How long should I train for the La Marmotte Granfondo Alpes?

Most riders benefit from 12-16 weeks of structured preparation. 12-15 hours/week peaking 12-16 weeks out, with at least three 5-6 hour rides that include two sustained climbs of 30+ minutes each. One ride with 3,500m+ of climbing in training is the floor — not the ceiling. Sea-level riders should find altitude exposure in the final 2-3 weeks if logistics allow; Alpine riders should ride the actual cols once before race day. If you have less time, the 8-week and 4-week plans still produce a meaningful result on the right starting fitness.

What's the typical finish time for the La Marmotte Granfondo Alpes?

Amateur finishers cover the full range. First-time finisher: 10-12 hours; Bronze medal time: 8:30-10 hours; Silver medal time: 7-8:30 hours; Gold medal time: 5:30-7 hours. The difference between bands is climbing fitness and fuelling discipline more than flat speed.

What's the biggest mistake riders make at the La Marmotte Granfondo Alpes?

Treating it like a normal sportive. Fix: La Marmotte is the original Alpine event for a reason. Train on sustained climbs of 30+ minutes, ride at altitude in the final 2-3 weeks if logistics allow, and build at least one 5-hour ride with 3,500m+ of climbing in the legs before race day.
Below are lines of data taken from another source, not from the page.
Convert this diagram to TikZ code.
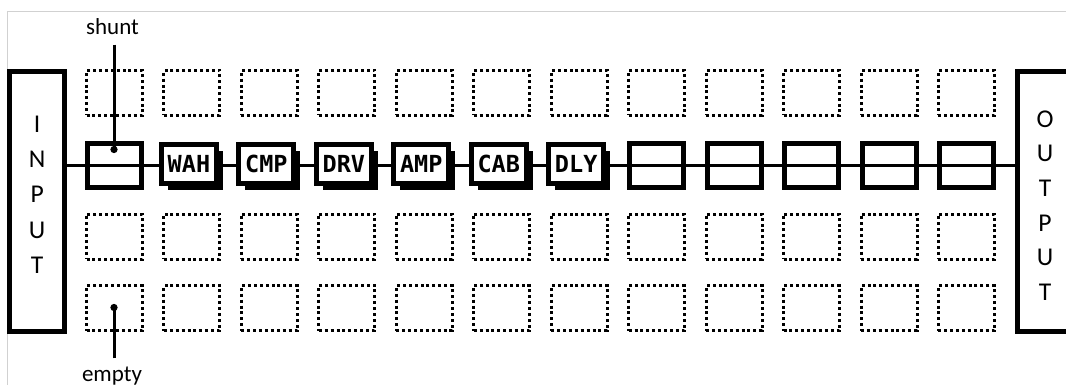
\documentclass[tikz,border=0pt]{standalone}
\usepackage{fontspec}
\newfontfamily\lblfont{Carlito}
\newfontfamily\pixfont{DejaVu Sans Mono}
\usetikzlibrary{arrows.meta,shadows}
\tikzset{
  slot/.style={draw, line width=3pt, dash pattern=on 3pt off 2.9pt, minimum width=56pt, minimum height=45pt, inner sep=0pt},
  hole/.style={draw, line width=5pt, minimum width=54pt, minimum height=44pt, inner sep=0pt},
  fx/.style={draw, fill=white, line width=5pt, minimum width=55pt, minimum height=39pt, inner sep=0pt,
    font=\pixfont\bfseries\fontsize{23.5}{23.5}\selectfont,
    drop shadow={shadow xshift=6.5pt, shadow yshift=-6.5pt, fill=black, opacity=1}},
  port/.style={draw, line width=5pt, minimum width=54.7pt, minimum height=260pt, inner sep=0pt},
  ptxt/.style={align=center, inner sep=0pt},
  lbl/.style={font=\lblfont\fontsize{23}{23}\selectfont, inner sep=0pt},
  wire/.style={line width=3.5pt},
  ptr/.style={line width=3pt, -{Circle[length=7pt]}},
  frame/.style={draw=black!18, line width=1pt}
}
\begin{document}
\begin{tikzpicture}[x=1pt, y=-1pt]
  \useasboundingbox (0,0) rectangle (1066,385);
  \clip (0,0) rectangle (1066,385);
  \draw[frame] (7,385) -- (7,12) -- (1066,12);
  \node[port] (in) at (37.15,201.5) {};
  \node[port] (out) at (1044.85,201.1) {};
  \node[ptxt, font=\lblfont\fontsize{25.6}{35.3}\selectfont] (intxt) at (37.15,194.5) {I\\N\\P\\U\\T};
  \node[ptxt, font=\lblfont\fontsize{25.6}{34.6}\selectfont] (outtxt) at (1045,205.5) {O\\U\\T\\P\\U\\T};
  \foreach \r/\y in {1/93, 3/236.5, 4/308}
    \foreach \c in {0,...,11}
      \node[slot] (s\r\c) at ({114.5+77.45*\c},\y) {};
  \node[hole] (sh) at (114.5,165.5) {};
  \draw[wire] (in.east |- sh) -- (out.west |- sh);
  \node[hole] (e7) at (656.65,165.5) {};
  \node[hole] (e8) at (734.1,165.5) {};
  \node[hole] (e9) at (811.55,165.5) {};
  \node[hole] (e10) at (889,165.5) {};
  \node[hole] (e11) at (966.45,165.5) {};
  \node[fx] (wah) at (188.95,164) {WAH};
  \node[fx] (cmp) at (266.4,164) {CMP};
  \node[fx] (drv) at (343.85,164) {DRV};
  \node[fx] (amp) at (421.3,164) {AMP};
  \node[fx] (cab) at (498.75,164) {CAB};
  \node[fx] (dly) at (576.2,164) {DLY};
  \node[lbl, anchor=base] (shl) at (112.5,34.3) {shunt};
  \coordinate (shd) at (114,153);
  \draw[ptr, shorten <=10pt] (shl.south -| shd) -- (shd);
  \node[lbl, anchor=base] (eml) at (112,381) {empty};
  \coordinate (emd) at (114,304);
  \draw[ptr, shorten <=8pt] (eml.north -| emd) -- (emd);
\end{tikzpicture}
\end{document}
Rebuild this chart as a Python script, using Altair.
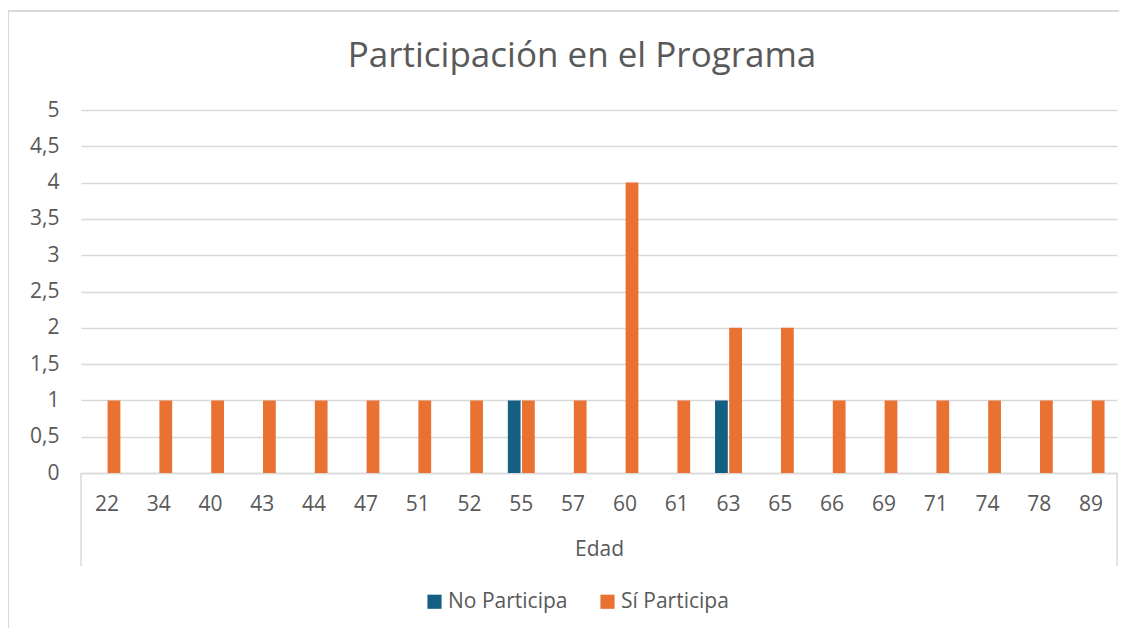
import altair as alt
import pandas as pd

edades = ["22", "34", "40", "43", "44", "47", "51", "52", "55", "57",
          "60", "61", "63", "65", "66", "69", "71", "74", "78", "89"]
no_participa = [0, 0, 0, 0, 0, 0, 0, 0, 1, 0, 0, 0, 1, 0, 0, 0, 0, 0, 0, 0]
si_participa = [1, 1, 1, 1, 1, 1, 1, 1, 1, 1, 4, 1, 2, 2, 1, 1, 1, 1, 1, 1]
series = ["No Participa", "Sí Participa"]
colores = ["#156082", "#E97132"]
y_ticks = [0, 0.5, 1, 1.5, 2, 2.5, 3, 3.5, 4, 4.5, 5]
titulo = "Participación en el Programa"

rows = []
for e, n, s in zip(edades, no_participa, si_participa):
    if n:
        rows.append({"Edad": e, "Serie": series[0], "Valor": n})
    if s:
        rows.append({"Edad": e, "Serie": series[1], "Valor": s})
df = pd.DataFrame(rows)

FONT = "Open Sans"
GREY = "#595959"
LINE = "#d9d9d9"
W, H = 1036, 363

bars = alt.Chart(df).mark_bar().encode(
    x=alt.X("Edad:N", sort=edades,
            scale=alt.Scale(domain=edades, paddingInner=0.48, paddingOuter=0.24),
            axis=alt.Axis(title="Edad", labelAngle=0, ticks=False, domainColor=LINE,
                          domainWidth=1.5, labelPadding=20, titlePadding=24,
                          labelFontSize=21, titleFontSize=21, labelColor=GREY,
                          titleColor=GREY, labelFont=FONT, titleFont=FONT,
                          titleFontWeight="normal")),
    xOffset=alt.XOffset("Serie:N", scale=alt.Scale(domain=series, paddingInner=0.1, paddingOuter=0)),
    y=alt.Y("Valor:Q", scale=alt.Scale(domain=[0, 5], nice=False),
            axis=alt.Axis(title=None, values=y_ticks, domain=False, ticks=False,
                          gridColor=LINE, gridWidth=1.5, labelPadding=22,
                          labelFontSize=21, labelColor=GREY, labelFont=FONT,
                          labelExpr="replace(toString(datum.value), '.', ',')")),
    color=alt.Color("Serie:N", scale=alt.Scale(domain=series, range=colores),
                    legend=alt.Legend(title=None, orient="none", direction="horizontal",
                                      legendX=343, legendY=481, symbolType="square",
                                      symbolSize=200, symbolStrokeWidth=0,
                                      labelFontSize=21, labelColor=GREY, labelFont=FONT,
                                      columnPadding=29, labelOffset=3)),
)

box_df = pd.DataFrame({"px": [0, W]})
box = alt.Chart(box_df).mark_rule(color=LINE, strokeWidth=1.5).encode(
    x=alt.X("px:Q", scale=None),
    y=alt.value(H), y2=alt.value(H + 93),
)

border_v = alt.Chart(pd.DataFrame({"px": [-73]})).mark_rule(color=LINE, strokeWidth=2).encode(
    x=alt.X("px:Q", scale=None),
    y=alt.value(-99), y2=alt.value(H + 160),
)
border_h = alt.Chart(pd.DataFrame({"py": [-99]})).mark_rule(color=LINE, strokeWidth=2).encode(
    y=alt.Y("py:Q", scale=None),
    x=alt.value(-73), x2=alt.value(W + 10),
)

title = alt.Chart(pd.DataFrame({"t": [titulo]})).mark_text(
    fontSize=35, color=GREY, font=FONT, align="center", baseline="alphabetic"
).encode(text="t:N", x=alt.value(501), y=alt.value(-43))

chart = alt.layer(bars, box, border_v, border_h, title).properties(
    width=W, height=H,
    autosize="none",
    padding={"left": 73, "top": 102, "right": 2, "bottom": 155},
).configure_view(stroke=None)

chart.save("out.html", embed_options={"renderer": "svg", "actions": False})
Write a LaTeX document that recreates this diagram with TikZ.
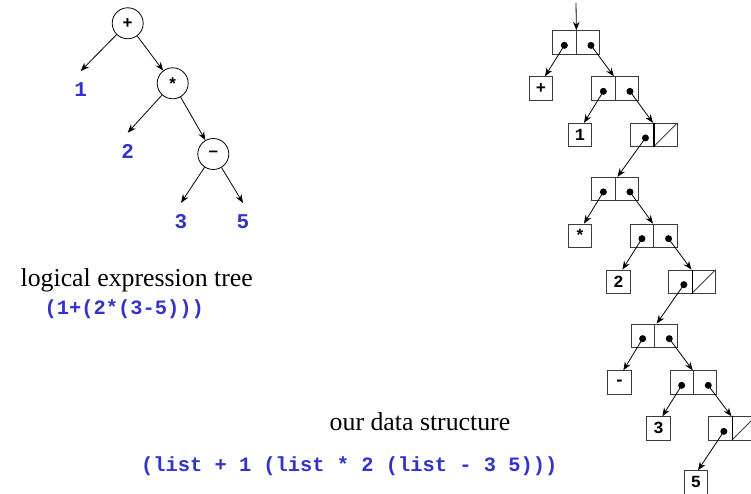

A 100-mile flat sportive prep does not transfer.

How should I pace the La Marmotte Granfondo Alpes?

Pace La Marmotte from the Alpe backwards. Every watt spent above plan in the first 100km is a watt you will not have on Alpe d'Huez. Glandon at 70-75% of FTP — that's a heart-rate ceiling, not a feel. Through the Maurienne valley between Glandon and Télégraphe, sit in groups; drafting saves 25-30% of your output and keeps you below threshold while still moving fast. Télégraphe-Galibier paired at 72-77% of FTP — the Télégraphe is not the workout, the Galibier upper third is. Eat on the Galibier descent; the cold and the 30-minute downhill are your one real recovery window. The 50km valley to the base of the Alpe is the day's hidden ceiling — heat, tailwind, fatigue. Hold tempo, don't hammer, drink on a timer. Hit the base of the Alpe with a full bottle and a clear head. Settle into 75-80% FTP for the first four hairpins; ride the gradient, not the riders. The summit is the win — pace to get there, not to outdrag your neighbour.

When does the La Marmotte Granfondo Alpes take place?

The La Marmotte Granfondo Alpes typically runs in July. Count back from your event date and pick the weeks-out plan that matches your window.